Which discovery metrics prove the experience is working without instrumenting shopper behaviour?

Image-search-to-cart rate, image-search-to-purchase rate, zero-result and wrong-result session rates, catalogue-freshness latency, and fallback rate. Every one of these is computed at the product or query level, not from a shopper profile. Together they tell you whether the surface is converting and whether it is staying honest as the catalogue changes.

Where is the line between product-discovery scope and customer-behaviour analytics, and why stay on this side of it?

The line is the unit of work: product matching stores and reasons about the catalogue, while behaviour analytics stores and reasons about the person. Staying on the product-matching side delivers the discovery lift while removing the privacy-review and consent-instrumentation cost that behavioural approaches carry. Crossing the line adds complexity and privacy exposure that the conversion outcome never required.

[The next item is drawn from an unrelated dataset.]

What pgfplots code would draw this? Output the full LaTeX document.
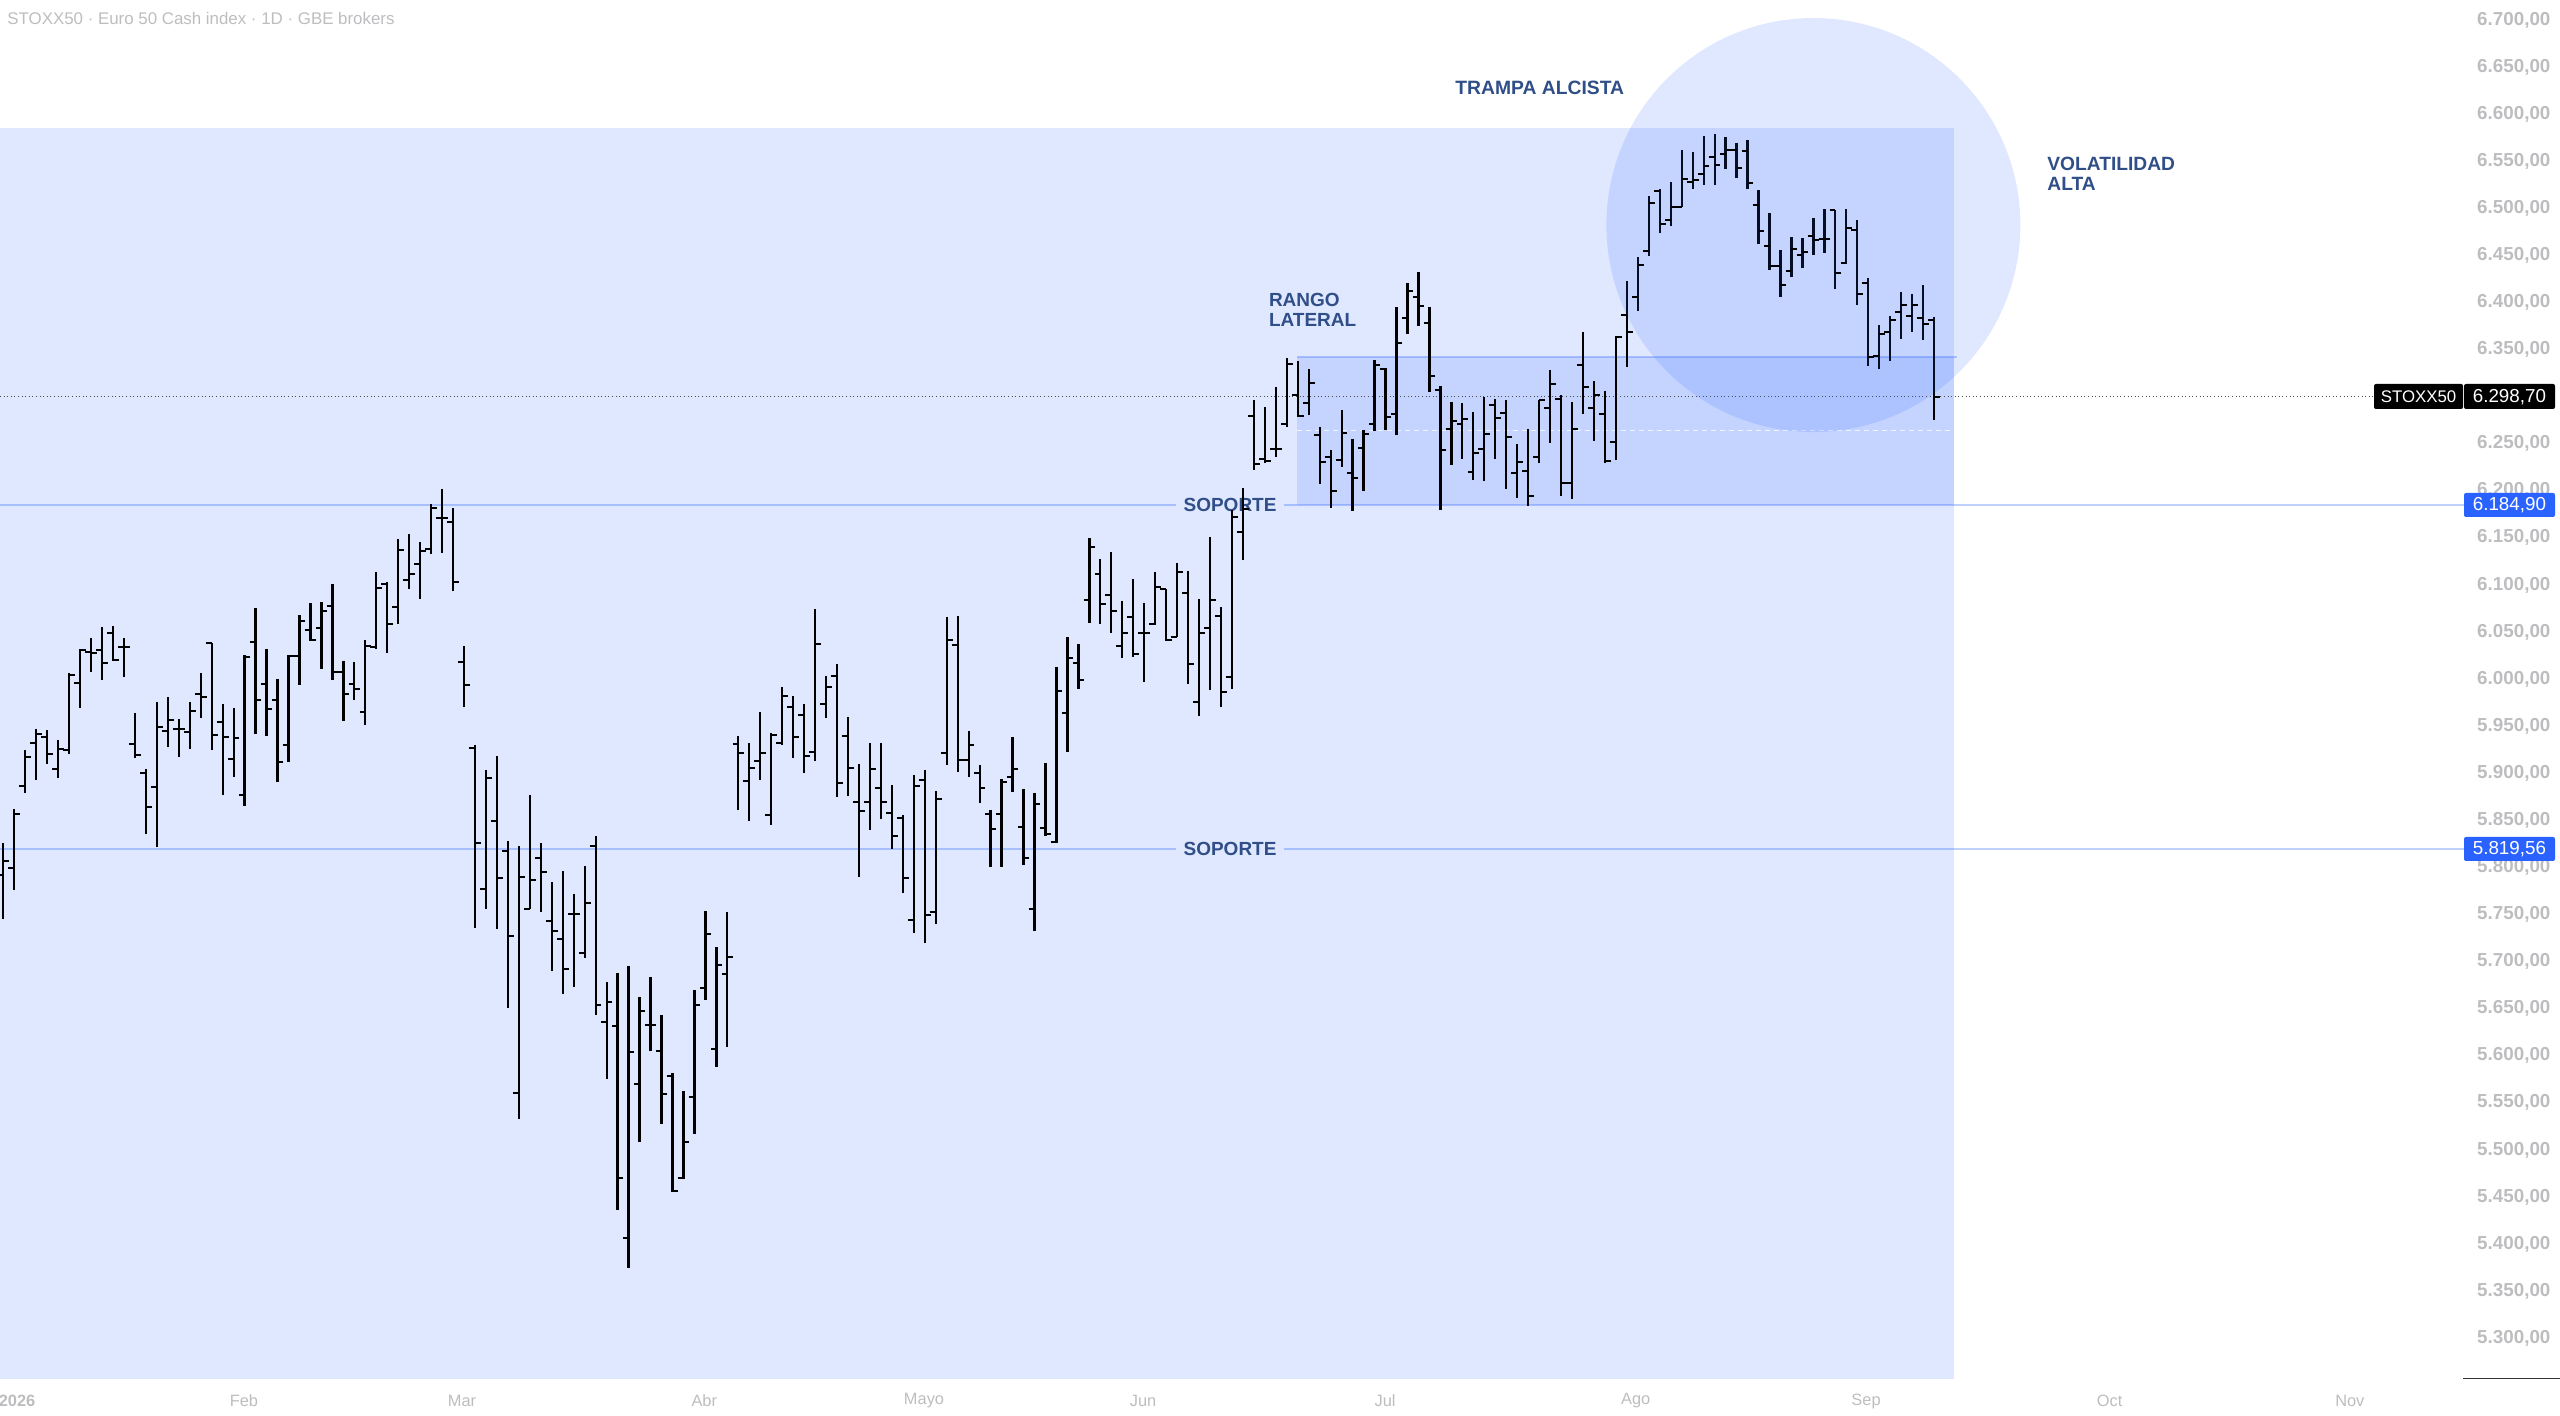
\documentclass[border=0pt]{standalone}
\usepackage{fontspec}
\setmainfont{Liberation Sans}
\usepackage{pgfplots}
\usepackage{pgfplotstable}
\pgfplotsset{compat=1.18}
\definecolor{myblue}{HTML}{2962FF}
\definecolor{annot}{HTML}{304E87}
\definecolor{axisgrey}{HTML}{BDBDC0}
\pgfdeclareplotmark{tickopen}{\pgfsetlinewidth{1pt}\pgfpathmoveto{\pgfqpoint{-2.9pt}{0pt}}\pgfpathlineto{\pgfqpoint{0pt}{0pt}}\pgfusepathqstroke}
\pgfdeclareplotmark{tickclose}{\pgfsetlinewidth{1pt}\pgfpathmoveto{\pgfqpoint{2.9pt}{0pt}}\pgfpathlineto{\pgfqpoint{0pt}{0pt}}\pgfusepathqstroke}
\pgfdeclareplotmark{disc}{\pgfpathcircle{\pgfpointorigin}{\pgfplotmarksize}\pgfusepathqfill}
\pgfplotstableread{
i o h l c
0 5792 5826 5745 5807
1 5799 5862 5776 5857
2 5886 5925 5879 5917
3 5932 5947 5893 5942
4 5938 5946 5910 5920
5 5905 5935 5895 5926
6 5925 6007 5920 6004
7 5996 6032 5969 6031
8 6029 6044 6007 6028
9 6031 6055 5999 6017
10 6049 6056 6019 6020
11 6034 6044 6002 6034
12 5931 5964 5916 5919
13 5900 5905 5836 5864
14 5885 5976 5822 5949
15 5945 5981 5928 5957
16 5947 5958 5917 5947
17 5944 5976 5926 5966
18 5984 6006 5959 5981
19 6038 6038 5925 5941
20 5954 5974 5877 5938
21 5915 5969 5896 5937
22 5877 6026 5865 6023
23 6039 6076 5942 5978
24 5995 6032 5940 5968
25 5978 6000 5891 5912
26 5930 6026 5912 6025
27 6025 6068 5994 6062
28 6052 6081 6040 6041
29 6054 6082 6011 6072
30 6078 6101 5999 6007
31 6007 6019 5955 5984
32 5995 6018 5978 5989
33 5965 6041 5951 6035
34 6034 6114 6032 6097
35 6101 6103 6028 6058
36 6077 6149 6059 6137
37 6105 6154 6096 6112
38 6122 6146 6085 6136
39 6138 6186 6133 6182
40 6171 6202 6134 6171
41 6167 6182 6094 6103
42 6018 6035 5970 5994
43 5927 5930 5736 5826
44 5777 5903 5756 5895
45 5849 5918 5735 5789
46 5817 5828 5651 5727
47 5560 5823 5533 5790
48 5756 5877 5756 5787
49 5810 5826 5753 5795
50 5743 5785 5690 5733
51 5724 5796 5666 5692
52 5750 5772 5673 5750
53 5709 5802 5704 5762
54 5823 5833 5643 5654
55 5636 5678 5575 5657
56 5632 5688 5436 5470
57 5406 5695 5375 5604
58 5570 5662 5508 5647
59 5633 5684 5605 5633
60 5605 5643 5528 5559
61 5578 5582 5455 5456
62 5470 5563 5469 5508
63 5556 5670 5517 5654
64 5672 5754 5659 5729
65 5607 5715 5588 5696
66 5687 5753 5609 5705
67 5931 5940 5861 5921
68 5892 5932 5849 5906
69 5913 5965 5893 5921
70 5856 5943 5845 5941
71 5932 5992 5930 5982
72 5970 5982 5916 5939
73 5962 5974 5900 5918
74 5923 6074 5913 6037
75 5974 6003 5959 5992
76 6003 6016 5875 5890
77 5940 5960 5876 5906
78 5869 5910 5790 5860
79 5869 5932 5840 5905
80 5884 5932 5851 5870
81 5858 5887 5820 5833
82 5852 5856 5773 5789
83 5744 5898 5730 5886
84 5893 5903 5720 5749
85 5753 5881 5740 5873
86 5921 6066 5909 6042
87 6036 6067 5901 5914
88 5914 5945 5896 5930
89 5900 5909 5868 5884
90 5857 5861 5800 5841
91 5857 5894 5800 5891
92 5896 5938 5880 5904
93 5843 5883 5803 5810
94 5756 5879 5732 5867
95 5842 5911 5833 5836
96 5827 6013 5826 5987
97 5964 6045 5923 6022
98 6017 6037 5990 5999
99 6084 6150 6060 6140
100 6112 6128 6058 6080
101 6089 6135 6049 6072
102 6035 6083 6022 6049
103 6066 6106 6023 6027
104 6049 6081 5997 6049
105 6058 6114 6057 6098
106 6096 6096 6040 6041
107 6045 6123 6045 6114
108 6091 6115 5995 6016
109 5976 6085 5961 6049
110 6054 6151 5988 6084
111 6067 6077 5970 5986
112 6002 6180 5989 6172
113 6156 6203 6126 6181
114 6279 6296 6222 6228
115 6234 6289 6229 6232
116 6244 6310 6236 6244
117 6271 6341 6268 6335
118 6302 6338 6278 6279
119 6293 6329 6280 6314
120 6259 6268 6207 6231
121 6236 6243 6182 6200
122 6233 6286 6225 6261
123 6219 6255 6179 6214
124 6245 6265 6200 6260
125 6271 6339 6263 6334
126 6329 6330 6265 6278
127 6281 6395 6259 6357
128 6383 6421 6367 6412
129 6406 6432 6375 6396
130 6378 6395 6305 6322
131 6307 6311 6180 6243
132 6266 6294 6227 6274
133 6271 6293 6234 6276
134 6220 6284 6211 6240
135 6244 6300 6210 6260
136 6291 6297 6234 6277
137 6283 6296 6202 6257
138 6219 6250 6192 6231
139 6221 6266 6184 6194
140 6236 6296 6230 6296
141 6288 6328 6251 6313
142 6297 6302 6194 6208
143 6208 6294 6191 6266
144 6334 6369 6281 6310
145 6288 6317 6253 6302
146 6282 6306 6230 6232
147 6252 6364 6233 6363
148 6387 6423 6331 6369
149 6406 6448 6391 6440
150 6455 6513 6449 6506
151 6518 6521 6474 6483
152 6488 6528 6481 6501
153 6501 6562 6501 6531
154 6528 6560 6520 6530
155 6536 6577 6525 6545
156 6554 6579 6525 6546
157 6558 6576 6542 6562
158 6562 6569 6532 6543
159 6561 6572 6521 6527
160 6504 6519 6462 6476
161 6460 6495 6434 6439
162 6439 6456 6406 6419
163 6433 6469 6427 6457
164 6450 6468 6437 6454
165 6471 6490 6450 6466
166 6467 6499 6453 6467
167 6498 6498 6414 6431
168 6442 6499 6441 6479
169 6477 6488 6397 6409
170 6421 6426 6333 6342
171 6343 6376 6329 6367
172 6369 6386 6338 6381
173 6390 6411 6361 6397
174 6386 6409 6369 6397
175 6384 6418 6360 6377
176 6381 6385 6275 6300
}\ohlc
\begin{document}
\begin{tikzpicture}[x=1pt,y=1pt]
\path[use as bounding box] (0,0) rectangle (1280,707.5);
\begin{axis}[
  at={(0pt,17.5pt)}, anchor=south west,
  scale only axis, width=1232pt, height=690pt,
  xmin=-0.3008, xmax=224.31, ymin=5255.64, ymax=6721.2,
  axis line style={draw=none},
  major tick length=0pt,
  tick style={draw=none},
  yticklabel pos=right,
  ytick={5300,5350,...,6700},
  yticklabels={{5.300,00},{5.350,00},{5.400,00},{5.450,00},{5.500,00},{5.550,00},{5.600,00},{5.650,00},{5.700,00},{5.750,00},{5.800,00},{5.850,00},{5.900,00},{5.950,00},{6.000,00},{6.050,00},{6.100,00},{6.150,00},{6.200,00},{6.250,00},{6.300,00},{6.350,00},{6.400,00},{6.450,00},{6.500,00},{6.550,00},{6.600,00},{6.650,00},{6.700,00}},
  y tick label style={font=\fontsize{9.4}{11}\selectfont\bfseries, text=axisgrey, inner sep=0pt, anchor=west, xshift=6.4pt, yshift=0pt},
  xtick={1.25,21.94,41.81,63.9,83.93,103.9,125.96,148.8,169.8,192,213.9},
  xticklabels={\textbf{2026},Feb,Mar,Abr,Mayo,Jun,Jul,Ago,Sep,Oct,Nov},
  x tick label style={font=\fontsize{8.2}{10}\selectfont, text=axisgrey, inner sep=0pt, anchor=center, yshift=-10.5pt},
]
% shaded areas
\addplot[draw=none, fill=myblue, fill opacity=0.15, forget plot] coordinates {(-0.3008,5256.7)(177.83,5256.7)(177.83,6585.3)(-0.3008,6585.3)} --cycle;
\addplot[draw=none, fill=myblue, fill opacity=0.15, forget plot] coordinates {(117.93,6184.9)(177.83,6184.9)(177.83,6342)(117.93,6342)} --cycle;
\addplot[only marks, mark=disc, mark size=103.5pt, mark options={fill=myblue, fill opacity=0.15}, forget plot] coordinates {(165,6482.2)};
% horizontal levels
\addplot[myblue, opacity=0.3, line width=1.35pt, forget plot] coordinates {(117.93,6342)(178.1,6342)};
\addplot[myblue, opacity=0.3, line width=1.35pt, forget plot] coordinates {(-0.3008,6184.9)(106.9,6184.9)};
\addplot[myblue, opacity=0.3, line width=1.35pt, forget plot] coordinates {(116.75,6184.9)(224.31,6184.9)};
\addplot[myblue, opacity=0.3, line width=1.35pt, forget plot] coordinates {(-0.3008,5819.56)(106.9,5819.56)};
\addplot[myblue, opacity=0.3, line width=1.35pt, forget plot] coordinates {(116.75,5819.56)(224.31,5819.56)};
\addplot[white, opacity=0.75, line width=0.5pt, dash pattern=on 2.5pt off 2pt, forget plot] coordinates {(117.93,6263.5)(177.6,6263.5)};
\addplot[black!70, line width=0.45pt, dash pattern=on 0.5pt off 1.3pt, forget plot] coordinates {(-0.3008,6300)(216.1,6300)};
% level labels (under the bars)
\addplot[draw=none, forget plot] coordinates {(106.9,6184.9)(116.75,6184.9)} node[pos=0.5, text=annot, font=\fontsize{9.5}{11}\selectfont\bfseries, inner sep=0pt] {SOPORTE};
\addplot[draw=none, forget plot] coordinates {(106.9,5819.56)(116.75,5819.56)} node[pos=0.5, text=annot, font=\fontsize{9.5}{11}\selectfont\bfseries, inner sep=0pt] {SOPORTE};
% OHLC bars
\addplot[draw=none, mark=none, forget plot, error bars/.cd, y dir=both, y explicit, error mark=none, error bar style={line width=1.15pt, black}]
  table[x=i, y=c, y error plus expr=\thisrow{h}-\thisrow{c}, y error minus expr=\thisrow{c}-\thisrow{l}] {\ohlc};
\addplot[black, only marks, mark=tickopen, forget plot] table[x=i, y=o] {\ohlc};
\addplot[black, only marks, mark=tickclose, forget plot] table[x=i, y=c] {\ohlc};
\end{axis}
% text annotations
\node[anchor=west, inner sep=0pt, text=axisgrey, font=\fontsize{8.44}{11}\selectfont] at (3.5,698.5) {STOXX50 · Euro 50 Cash index · 1D · GBE brokers};
\node[anchor=west, inner sep=0pt, text=annot, font=\fontsize{9.65}{11}\selectfont\bfseries] at (727.5,663.8) {TRAMPA ALCISTA};
\node[anchor=west, inner sep=0pt, text=annot, font=\fontsize{9.5}{10}\selectfont\bfseries, align=left] at (634.3,552.8) {RANGO\\LATERAL};
\node[anchor=west, inner sep=0pt, text=annot, font=\fontsize{9.6}{10}\selectfont\bfseries, align=left] at (1023.5,620.5) {VOLATILIDAD\\ALTA};
% price tags
\fill[black, rounded corners=1pt] (1187,503) rectangle (1231.5,515.5);
\fill[black, rounded corners=1pt] (1232,503) rectangle (1277.5,515.5);
\node[text=white, inner sep=0pt, font=\fontsize{8.4}{10}\selectfont] at (1209.3,509) {STOXX50};
\node[text=white, inner sep=0pt, font=\fontsize{9.4}{10}\selectfont] at (1254.7,509) {6.298,70};
\fill[myblue, rounded corners=1pt] (1232,449) rectangle (1277.5,461);
\node[text=white, inner sep=0pt, font=\fontsize{9.4}{10}\selectfont] at (1254.7,455) {6.184,90};
\fill[myblue, rounded corners=1pt] (1232,277) rectangle (1277.5,289);
\node[text=white, inner sep=0pt, font=\fontsize{9.4}{10}\selectfont] at (1254.7,283) {5.819,56};
\draw[black!80, line width=0.5pt] (1231.5,18.2) -- (1280,18.2);
\end{tikzpicture}
\end{document}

The Discipline Is in What You Refuse to Build

The hardest part of a privacy-safe visual-search build is not the model — vision encoders and nearest-neighbour indexes are well-understood. The hard part is resisting the gravitational pull toward behaviour analytics, because the same vendors and the same dashboards make it feel like a free upgrade. It is not free. It is a different system with a different liability profile wearing the same UI.

If you keep the unit of work strictly the product, the discovery surface improves browse-to-find, the privacy review stays small, and the guardrail metrics — catalogue-freshness latency and fallback rate — stay legible. The same product-scope discipline runs through the rest of our retail computer-vision work, from shelf-execution AI that catches stock-outs and planogram drift to the broader retail CV practice. The question to keep asking, every time someone proposes a new signal: does the product match need this, or are we quietly starting to model the shopper? If it is the latter, the answer is almost always no.